Look for Updike in special century New Yorker collections

For this entry we need to thank writer Sherman Alexie for calling it to our attention. Alexie gleefully (and deservedly so) posted, “There are only three writers who have work in both A Century of Poetry in The New Yorker [edited by Kevin Young] and A Century of Fiction in The New Yorker [edited by Deborah Treisman]: John Updike, Vladimir Nabokov, and me.” Alexie adds, “All I can do is laugh at how impossible this feels! It’s such a long cultural and economic journey for the reservation Indian boy that I was.” Congratulations, Mr. Alexie! The honor is much deserved.

 

Updike’s 1954 poem “Duet, with Muffled Brake Drums” made the cut for the poetry volume, while his 1991 story “The Other Side of the Street” earned a place in the fiction volume. In the latter, a man returns to the small Pennsylvania town of his childhood to clean out his mother’s home and claim a few of her possessions. Both books are available from your favorite bookstores and retailers.
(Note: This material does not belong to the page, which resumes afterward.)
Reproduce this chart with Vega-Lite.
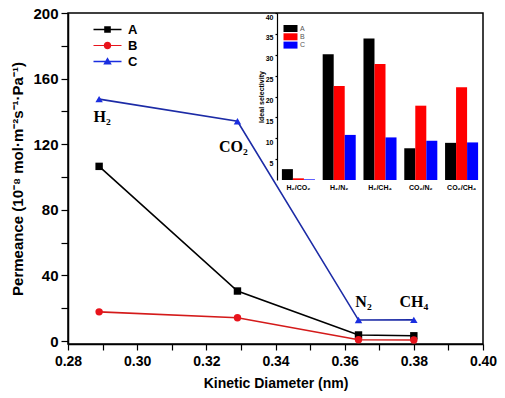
{
  "$schema": "https://vega.github.io/schema/vega-lite/v6.json",
  "width": 415,
  "height": 331,
  "autosize": {"type": "none"},
  "padding": {"left": 68, "top": 13, "right": 22, "bottom": 54},
  "background": "white",
  "config": {
    "view": {"stroke": "black", "strokeWidth": 1.5},
    "axis": {"domainColor": "black", "domainWidth": 1.5, "tickColor": "black", "tickWidth": 1.2, "labelColor": "black", "titleColor": "black", "grid": false, "labelFont": "Liberation Sans", "titleFont": "Liberation Sans", "labelFontWeight": "bold", "titleFontWeight": "bold"},
    "legend": {"labelFont": "Liberation Sans", "padding": 0}
  },
  "datasets": {
    "perm": [
      {"series": "A", "gas": "H₂", "d": 0.289, "perm": 106.5},
      {"series": "A", "gas": "CO₂", "d": 0.329, "perm": 30.5},
      {"series": "A", "gas": "N₂", "d": 0.364, "perm": 3.7},
      {"series": "A", "gas": "CH₄", "d": 0.38, "perm": 3.2},
      {"series": "B", "gas": "H₂", "d": 0.289, "perm": 17.8},
      {"series": "B", "gas": "CO₂", "d": 0.329, "perm": 14.2},
      {"series": "B", "gas": "N₂", "d": 0.364, "perm": 0.8},
      {"series": "B", "gas": "CH₄", "d": 0.38, "perm": 0.6},
      {"series": "C", "gas": "H₂", "d": 0.289, "perm": 147.5},
      {"series": "C", "gas": "CO₂", "d": 0.329, "perm": 134},
      {"series": "C", "gas": "N₂", "d": 0.364, "perm": 12.8},
      {"series": "C", "gas": "CH₄", "d": 0.38, "perm": 12.9}
    ],
    "sel": [
      {"pair": "H₂/CO₂", "series": "A", "sel": 2.6},
      {"pair": "H₂/CO₂", "series": "B", "sel": 0.4},
      {"pair": "H₂/CO₂", "series": "C", "sel": 0.15},
      {"pair": "H₂/N₂", "series": "A", "sel": 30.1},
      {"pair": "H₂/N₂", "series": "B", "sel": 22.5},
      {"pair": "H₂/N₂", "series": "C", "sel": 10.8},
      {"pair": "H₂/CH₄", "series": "A", "sel": 33.9},
      {"pair": "H₂/CH₄", "series": "B", "sel": 27.8},
      {"pair": "H₂/CH₄", "series": "C", "sel": 10.2},
      {"pair": "CO₂/N₂", "series": "A", "sel": 7.6},
      {"pair": "CO₂/N₂", "series": "B", "sel": 17.8},
      {"pair": "CO₂/N₂", "series": "C", "sel": 9.4},
      {"pair": "CO₂/CH₄", "series": "A", "sel": 8.9},
      {"pair": "CO₂/CH₄", "series": "B", "sel": 22.2},
      {"pair": "CO₂/CH₄", "series": "C", "sel": 9.0}
    ]
  },
  "layer": [
    {
      "data": {"name": "perm"},
      "encoding": {
        "x": {"field": "d", "type": "quantitative", "scale": {"domain": [0.28, 0.40], "nice": false, "zero": false},
          "axis": {"orient": "bottom", "values": [0.28, 0.29, 0.30, 0.31, 0.32, 0.33, 0.34, 0.35, 0.36, 0.37, 0.38, 0.39, 0.40],
            "labelExpr": "round(datum.value*100) % 2 === 0 ? format(datum.value, '.2f') : ''",
            "title": "Kinetic Diameter (nm)", "titleFontSize": 14, "labelFontSize": 14, "tickSize": 6, "labelPadding": 4, "titlePadding": 8, "labelFlush": false, "labelOverlap": false,
            "encode": {"ticks": {"update": {"y2": {"signal": "round(datum.value*100) % 2 === 0 ? 6 : 3"}}}}}},
        "y": {"field": "perm", "type": "quantitative", "scale": {"domain": [-1.8, 200], "nice": false, "zero": false},
          "axis": {"orient": "left", "values": [0, 20, 40, 60, 80, 100, 120, 140, 160, 180, 200],
            "labelExpr": "datum.value % 40 === 0 ? datum.label : ''",
            "title": "Permeance (10⁻⁸ mol·m⁻²s⁻¹·Pa⁻¹)", "titleFontSize": 15, "labelFontSize": 15, "tickSize": 7, "labelPadding": 3, "titlePadding": 7, "labelOverlap": false,
            "encode": {"ticks": {"update": {"x2": {"signal": "datum.value % 40 === 0 ? -7 : -4"}}}}}}
      },
      "layer": [
        {
          "mark": {"type": "line", "strokeWidth": 1.6},
          "encoding": {
            "color": {"field": "series", "type": "nominal", "scale": {"domain": ["A", "B", "C"], "range": ["#000000", "#d41a1a", "#1c2ba6"]}, "legend": null}
          }
        },
        {
          "mark": {"type": "point", "filled": true, "opacity": 1, "size": 55},
          "encoding": {
            "color": {"field": "series", "type": "nominal", "scale": {"domain": ["A", "B", "C"], "range": ["#000000", "#e8141c", "#1a2ee0"]}, "legend": null},
            "shape": {"field": "series", "type": "nominal", "scale": {"domain": ["A", "B", "C"], "range": ["square", "circle", "triangle-up"]}, "legend": null}
          }
        },
        {
          "transform": [{"filter": "datum.series === 'C' && datum.gas === 'H₂'"}],
          "mark": {"type": "text", "font": "Liberation Serif", "fontWeight": "bold", "fontSize": 16, "dx": 3, "dy": 18},
          "encoding": {"text": {"field": "gas"}}
        },
        {
          "transform": [{"filter": "datum.series === 'C' && datum.gas === 'CO₂'"}],
          "mark": {"type": "text", "font": "Liberation Serif", "fontWeight": "bold", "fontSize": 16, "dx": -4, "dy": 26},
          "encoding": {"text": {"field": "gas"}}
        },
        {
          "transform": [{"filter": "datum.series === 'C' && datum.gas === 'N₂'"}],
          "mark": {"type": "text", "font": "Liberation Serif", "fontWeight": "bold", "fontSize": 16, "dx": 5, "dy": -18},
          "encoding": {"text": {"field": "gas"}}
        },
        {
          "transform": [{"filter": "datum.series === 'C' && datum.gas === 'CH₄'"}],
          "mark": {"type": "text", "font": "Liberation Serif", "fontWeight": "bold", "fontSize": 16, "dx": 0, "dy": -18},
          "encoding": {"text": {"field": "gas"}}
        },
        {
          "mark": {"type": "point", "filled": true, "opacity": 0},
          "encoding": {
            "color": {"field": "series", "type": "nominal", "scale": {"domain": ["A", "B", "C"], "range": ["#000000", "#e8141c", "#1a2ee0"]},
              "legend": {"orient": "none", "legendX": 33, "legendY": 10, "title": null, "symbolSize": 100, "labelFontSize": 13, "labelFontWeight": "bold", "labelColor": "black", "labelOffset": 14, "rowPadding": 2, "symbolStrokeWidth": 0,
                "encode": {"symbols": {"update": {"opacity": {"value": 1}}}}}},
            "shape": {"field": "series", "type": "nominal", "scale": {"domain": ["A", "B", "C"], "range": [
              "M-2.8,-0.15H2.8V0.15H-2.8Z M-0.66,-0.66H0.66V0.66H-0.66Z",
              "M-2.8,-0.08H2.8V0.08H-2.8Z M0.75,0A0.75,0.75 0 1,1 -0.75,0A0.75,0.75 0 1,1 0.75,0Z",
              "M-2.8,-0.15H2.8V0.15H-2.8Z M0,-0.85L0.85,0.6H-0.85Z"]},
              "legend": {"orient": "none", "legendX": 33, "legendY": 10, "title": null, "symbolSize": 100, "labelFontSize": 13, "labelFontWeight": "bold", "labelColor": "black", "labelOffset": 14, "rowPadding": 2, "symbolStrokeWidth": 0,
                "encode": {"symbols": {"update": {"opacity": {"value": 1}}}}}}
          }
        }
      ],
      "resolve": {"scale": {"color": "independent", "shape": "independent"}}
    },
    {
      "data": {"name": "sel"},
      "mark": {"type": "bar"},
      "encoding": {
        "x": {"field": "pair", "type": "nominal", "sort": ["H₂/CO₂", "H₂/N₂", "H₂/CH₄", "CO₂/N₂", "CO₂/CH₄"],
          "scale": {"range": [209, 415], "paddingInner": 0.19, "paddingOuter": 0.12},
          "axis": {"orient": "bottom", "offset": -164, "title": null, "domain": false, "ticks": false, "labelAngle": 0, "labelFontSize": 7, "labelPadding": 3}},
        "xOffset": {"field": "series", "type": "nominal", "sort": ["A", "B", "C"], "scale": {"paddingInner": 0}},
        "y": {"field": "sel", "type": "quantitative", "scale": {"domain": [0, 40], "range": [167, 0], "nice": false},
          "axis": {"orient": "left", "offset": -209, "values": [5, 10, 15, 20, 25, 30, 35, 40], "title": "Ideal selectivity", "titleFontSize": 7, "labelFontSize": 7, "tickSize": 2, "labelPadding": 2, "titlePadding": 1, "labelOffset": 4, "domainWidth": 1.2}},
        "color": {"field": "series", "type": "nominal", "scale": {"domain": ["A", "B", "C"], "range": ["#000000", "#ff0000", "#0000ff"]},
          "legend": {"orient": "none", "legendX": 219, "legendY": 12, "title": null, "symbolType": "M-2,-1H2V1H-2Z", "symbolSize": 49, "labelFontSize": 7, "labelColor": "#555555", "labelOffset": 6, "rowPadding": 0.3, "symbolStrokeWidth": 0}}
      }
    }
  ],
  "resolve": {"scale": {"x": "independent", "y": "independent", "color": "independent"}, "axis": {"x": "independent", "y": "independent"}}
}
WJS list of five best books on fame includes Updike

In an April 4, 2025 post for The Wall Street Journal, Craig Brown (Q: A Voyage Around the Queen) revealed his choice for the five best books to tackle the subject of fame. Topping the list was David Kinney’s The Dylanologists, part-confession and part-reporting on Bob Dylan superfans and their antics, “a sharp and often hilarious book about the madness of fame and fandom.”

Coming in at #2 was Donald Sassoon’s Becoming Mona Lisa, which traces the path to superstardom of Leonardo da Vinci’s most famous subject/painting—a study that Brown said “suggests that, contrary to popular and scholarly belief, posterity is a peculiarly fickle thing.”

Number 3 on the list is John Updike’s The Complete Henry Bech:  “John Updike’s recurring character Henry Bech is the author of ‘one good book and three others, the good one having come first.’ Bech’s reputation increases as his output declines, and he spends his time giving speeches, accepting awards, signing books and appearing on television. ‘The appetite for serious writing is almost entirely dead, alas, but the appetite for talking, walking authors rages in the land,’ Updike once said, in an ‘interview’ with who else but Bech, his lazy, Jewish alter-ego. Collected here in The Complete Henry Bech, Updike’s satirical vignettes on the absurd distractions offered by literary fame grow more accurate with each passing year.”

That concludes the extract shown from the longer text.